Figure 6 illustrates the percentage of total system exergy destroyed in each component for each refrigerant. For all of the refrigerants, the cascade condenser showed the highest exergy loss contribution (22%–24%), followed in order by the ethylene cooler (11%–12%), refrigerant condenser (10%–11%), high-pressure refrigerant compressor (6.8%–9.9%), refrigerant economizer (6.3%–9.2%), ethylene economizer (6.6%–7.5%), refrigerant valve 2 (6.1%–7.1%), ethylene high-pressure compressor (5%–5.7%), refrigerant low-pressure compressor (4.3%–4.9%), ethylene low-pressure compressor (3.5%–4%), ethylene valve 2 (3%–3.4%), ethylene evaporator (0.82%–4%), refrigerant valve 1 (2%–3.4%), and ethylene valve 1 (1.3%–1.4%). Overall, the exergy losses in the system were mainly due to heat transfer through a finite temperature difference, the irreversible nature of compression, throttling processes, and friction.

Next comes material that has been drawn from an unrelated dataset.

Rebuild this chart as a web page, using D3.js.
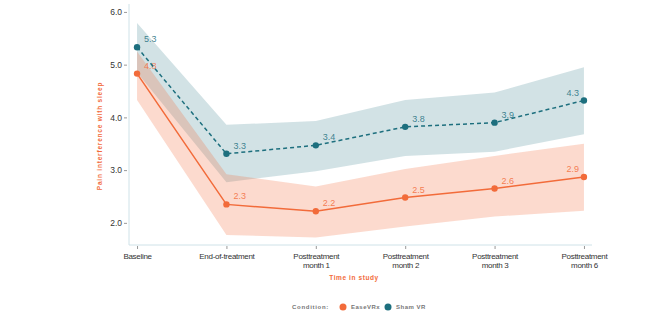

Finally, using the data presented in Table 4, the system performances were evaluated for three temperature differences in the cascade condenser, where the temperature differences considered were 5, 10, and 15°C. The temperature difference in the cascade condenser is defined as the difference between the ethylene condensation temperature and the refrigerant evaporation temperature. Table 5 shows how this temperature difference in the cascade condenser affected the system performance. The resulting data suggest that an increase in the temperature difference within the cascade condenser negatively affects the system’s performance, regardless of the refrigerant used, but that when this temperature difference is smaller the exergy efficiency is improved and less exergy loss occurs in the system. In addition, the power supplied to the system for driving the compressors incrases, together with the total exergy loss, while the COP deteriorates.

6 Conclusions

A thermodynamic analysis is conducted to compare the performance of hydrocarbon refrigerants in an ethylene re-liquefaction system, where the refrigerants considered are R290, R600, R600a, and R1270. Overall, results show that the performances of the ethylene re-liquefaction system are proportional to the operating parameters and the working fluid in the refrigeration subsystem. The main conclusions obtained from the present study are summarized as follows.

1) R600a gives the best refrigerant performance, and is followed in order by R600, R290, and R1270.

2) There are very small differences between the use of R600 and R600a, both in terms of COP and exergy efficiency.

3) An increase in tank temperature increases the performance of the system.

4) An increase in condensation temperature causes deterioration of the system’s performance.

5) Individual exergy losses can be categorized into three groups according to percentage contribution to total exergy loss: an upper group ($\Delta \dot Ex \geqslant 10$), middle group ($5 < \Delta \dot Ex < 10$), and lower group ($\Delta \dot Ex < 5$). For the upper group, measures of improvement are highly recommended, while for the lower group the potential for improving the component is estimated as being minor.

6) Within the considered variation range of tank temperature, the total exergy loss and the exergy efficiency of the system exhibit a special behavior: both increase with a rise in tank temperature.

7) The system performs better if the temperature difference in the cascade condenser is kept low.